Like most Breaking Bad finales, "Gliding Over All" would have worked incredibly well as a series finale. But this is not the end of the story. We know things will get bad again for Walter White; worse than ever before. The show has built to the conflict between Walt and his DEA Agent brother-in-law from the start. And now that day is here. Walt believes he can walk away from the darkness that proved ultimately less rewarding in the long term. I thought that hubris would be the downfall of Walter White, and for a while this episode convinced me that in fact it was simply continuing to live. However, those closing moment reveal that the show is doing what we all thought, but in a more interesting way. It is not the hubris of Heisenberg the drug lord that will prove Walter's undoing. It is the hubris of a Walter White that used to exist. Keeping the souvenir that is Gale's copy of Leaves of Grass will prove to be the first piece of a trap to ensnare Walter White. This is cemented even further in a wonderfully brief flashback to Walt at his most arrogant, when he pushed Hank to keep pursuing Heisenberg because he refused to let Gale take the credit for his genius. "WW," Hank mused back then, "Woodrow Wilson? Willy Wonka? Walter White?" "You got me," Walt responded. And he had no idea how right he was.

Grade: A

Notes:

-Another beautiful Breaking Bad monologue in Hank's recollection of his old job tagging trees, and his wish he would have appreciated the monotony more. "Tagging trees is a lot better than chasing monsters," he muses. "I used to love to go camping," is Walt's tragic response. The best days passed these men by, and they weren't even conscious enough to appreciate them.

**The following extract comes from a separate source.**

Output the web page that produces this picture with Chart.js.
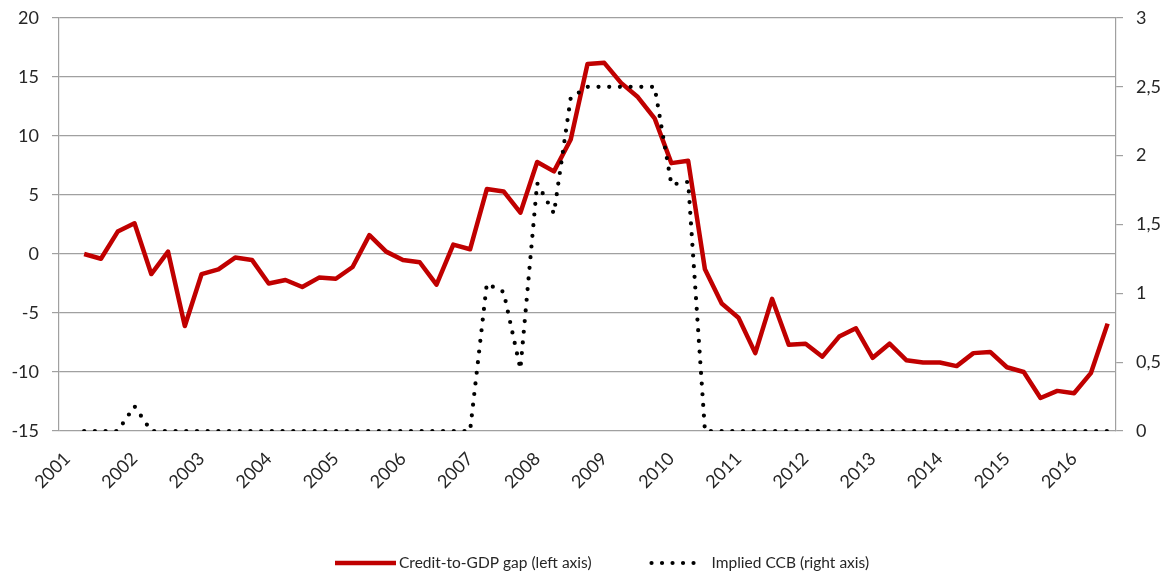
<!DOCTYPE html>
<html>
<head>
<meta charset="utf-8">
<script src="https://cdn.jsdelivr.net/npm/chart.js@4.4.1/dist/chart.umd.min.js"></script>
<style>
    html, body { margin: 0; padding: 0; background: #fff; }
    #contenedor { width: 1174px; height: 575px; }
</style>
</head>
<body>
<div id="contenedor"><canvas id="myChart"></canvas></div>
<script>
// años que se muestran en el eje x (una etiqueta cada 4 trimestres)
var anios = ['2001', '2002', '2003', '2004', '2005', '2006', '2007', '2008',
    '2009', '2010', '2011', '2012', '2013', '2014', '2015', '2016'];
var trimestres = ['T1', 'T2', 'T3', 'T4'];

// brecha crédito/PIB (eje izquierdo), 2001T1 .. 2016T3
var brechaCredito = [null,
    0.0, -0.4, 1.9, 2.6, -1.7, 0.2, -6.1, -1.7, -1.3, -0.3, -0.5,
    -2.5, -2.2, -2.8, -2.0, -2.1, -1.1, 1.6, 0.2, -0.5, -0.7,
    -2.6, 0.8, 0.4, 5.5, 5.3, 3.5, 7.8, 7.0, 9.7, 16.1,
    16.2, 14.5, 13.3, 11.5, 7.7, 7.9, -1.3, -4.2, -5.4, -8.4,
    -3.8, -7.7, -7.6, -8.7, -7.0, -6.3, -8.8, -7.6, -9.0, -9.2,
    -9.2, -9.5, -8.4, -8.3, -9.6, -10.0, -12.2, -11.6, -11.8, -10.1,
    -5.9];

// colchón anticíclico implícito (eje derecho)
var ccbImplicito = [null,
    0, 0, 0, 0.18, 0, 0, 0, 0, 0, 0, 0,
    0, 0, 0, 0, 0, 0, 0, 0, 0, 0,
    0, 0, 0, 1.07, 1.01, 0.45, 1.8, 1.58, 2.42, 2.5,
    2.5, 2.5, 2.5, 2.5, 1.79, 1.81, 0, 0, 0, 0,
    0, 0, 0, 0, 0, 0, 0, 0, 0, 0,
    0, 0, 0, 0, 0, 0, 0, 0, 0, 0,
    0];

var ticksIzq = { min: -15, max: 20, paso: 5 };
var ticksDer = { min: 0, max: 3, paso: 0.5 };

var categorias = [];
for (var a = 0; a < anios.length; a++) {
    for (var q = 0; q < trimestres.length; q++) {
        if (categorias.length < brechaCredito.length) {
            categorias.push(anios[a] + trimestres[q]);
        }
    }
}

var gris = '#a0a0a0';
var colorTexto = '#262626';
var fuente = 'Lato, "Open Sans", sans-serif';

var leyendaInferior = {
    id: 'leyendaInferior',
    afterDraw: function (chart) {
        var ctx = chart.ctx;
        var items = [chart.data.datasets[0], chart.data.datasets[1]];
        var muestras = [60, 58];
        var sep = 4, hueco = 58;
        var x = 335;
        var y = 563;
        ctx.save();
        ctx.font = '15.5px ' + fuente;
        for (var k = 0; k < items.length; k++) {
            var d = items[k];
            var punteada = !!d.borderDash;
            ctx.beginPath();
            ctx.strokeStyle = d.borderColor;
            ctx.lineWidth = d.borderWidth;
            ctx.setLineDash(punteada ? [0, 10.5] : []);
            ctx.lineCap = d.borderCapStyle || 'butt';
            ctx.moveTo(x + (punteada ? 2 : 0), y);
            ctx.lineTo(x + muestras[k] - (punteada ? 5 : -1), y);
            ctx.stroke();
            ctx.setLineDash([]);
            ctx.fillStyle = colorTexto;
            ctx.textBaseline = 'middle';
            ctx.textAlign = 'left';
            ctx.fillText(d.label, x + muestras[k] + sep, y);
            x += muestras[k] + sep + ctx.measureText(d.label).width + hueco;
        }
        ctx.restore();
    }
};

// el eje y reserva por defecto media etiqueta + padding arriba y abajo
function anchoFijo(ancho) {
    return function (scale) {
        scale.width = ancho;
        scale.paddingTop = 0;
        scale.paddingBottom = 0;
    };
}

var ctx = document.getElementById('myChart').getContext('2d');
var myChart = new Chart(ctx, {
    type: 'line',
    data: {
        labels: categorias,
        datasets: [{
            label: 'Credit-to-GDP gap (left axis)',
            data: brechaCredito,
            yAxisID: 'y',
            borderColor: '#c00000',
            borderWidth: 4.5,
            borderJoinStyle: 'round',
            pointRadius: 0,
            tension: 0,
            order: 1
        }, {
            label: 'Implied CCB (right axis)',
            data: ccbImplicito,
            yAxisID: 'y1',
            borderColor: '#000000',
            borderWidth: 4.2,
            borderDash: [0, 10.7],
            borderCapStyle: 'round',
            pointRadius: 0,
            tension: 0,
            order: 0
        }]
    },
    options: {
        responsive: true,
        maintainAspectRatio: false,
        animation: false,
        layout: { padding: { top: 18, bottom: 60, left: 0, right: 0 } },
        plugins: {
            legend: { display: false },
            tooltip: { enabled: false }
        },
        scales: {
            x: {
                offset: true,
                grid: { display: false },
                border: { display: false },
                ticks: {
                    autoSkip: false,
                    minRotation: 45,
                    maxRotation: 45,
                    padding: 9,
                    color: colorTexto,
                    font: { family: fuente, size: 18 },
                    callback: function (val, idx) {
                        return idx % 4 === 0 ? anios[idx / 4] : '';
                    }
                },
                afterFit: function (scale) { scale.height = 84; }
            },
            y: {
                position: 'left',
                min: ticksIzq.min,
                max: ticksIzq.max,
                ticks: {
                    stepSize: ticksIzq.paso,
                    padding: 13,
                    color: colorTexto,
                    font: { family: fuente, size: 18 }
                },
                grid: { color: gris, lineWidth: 1.2, tickLength: 7 },
                border: { color: gris, width: 1.2 },
                afterFit: anchoFijo(59)
            },
            y1: {
                position: 'right',
                min: ticksDer.min,
                max: ticksDer.max,
                ticks: {
                    stepSize: ticksDer.paso,
                    padding: 13,
                    color: colorTexto,
                    font: { family: fuente, size: 18 },
                    callback: function (v) { return String(v).replace('.', ','); }
                },
                grid: { drawOnChartArea: false, color: gris, lineWidth: 1.2, tickLength: 7 },
                border: { color: gris, width: 1.2 },
                afterFit: anchoFijo(58)
            }
        }
    },
    plugins: [leyendaInferior]
});
</script>
</body>
</html>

-I love the way the pool in the Whites' backyard is lit, bathing them both in blue, a color which infects their lives and their marriage.

-"How much is enough? How big does this pile have to be?" At the beginning of the season, this question would have inspired the vicious rancor of Heisenberg. But Walt is too tired to respond at this point.

-I liked the several nods to the show's history tonight, in the fly, the beaten up towel dispenser, and probably several other notes I am forgetting to mention. Again, this could have been a stellar series finale (but I am obviously glad it wasn't).

-Eight episodes left to go. See you all back here next summer.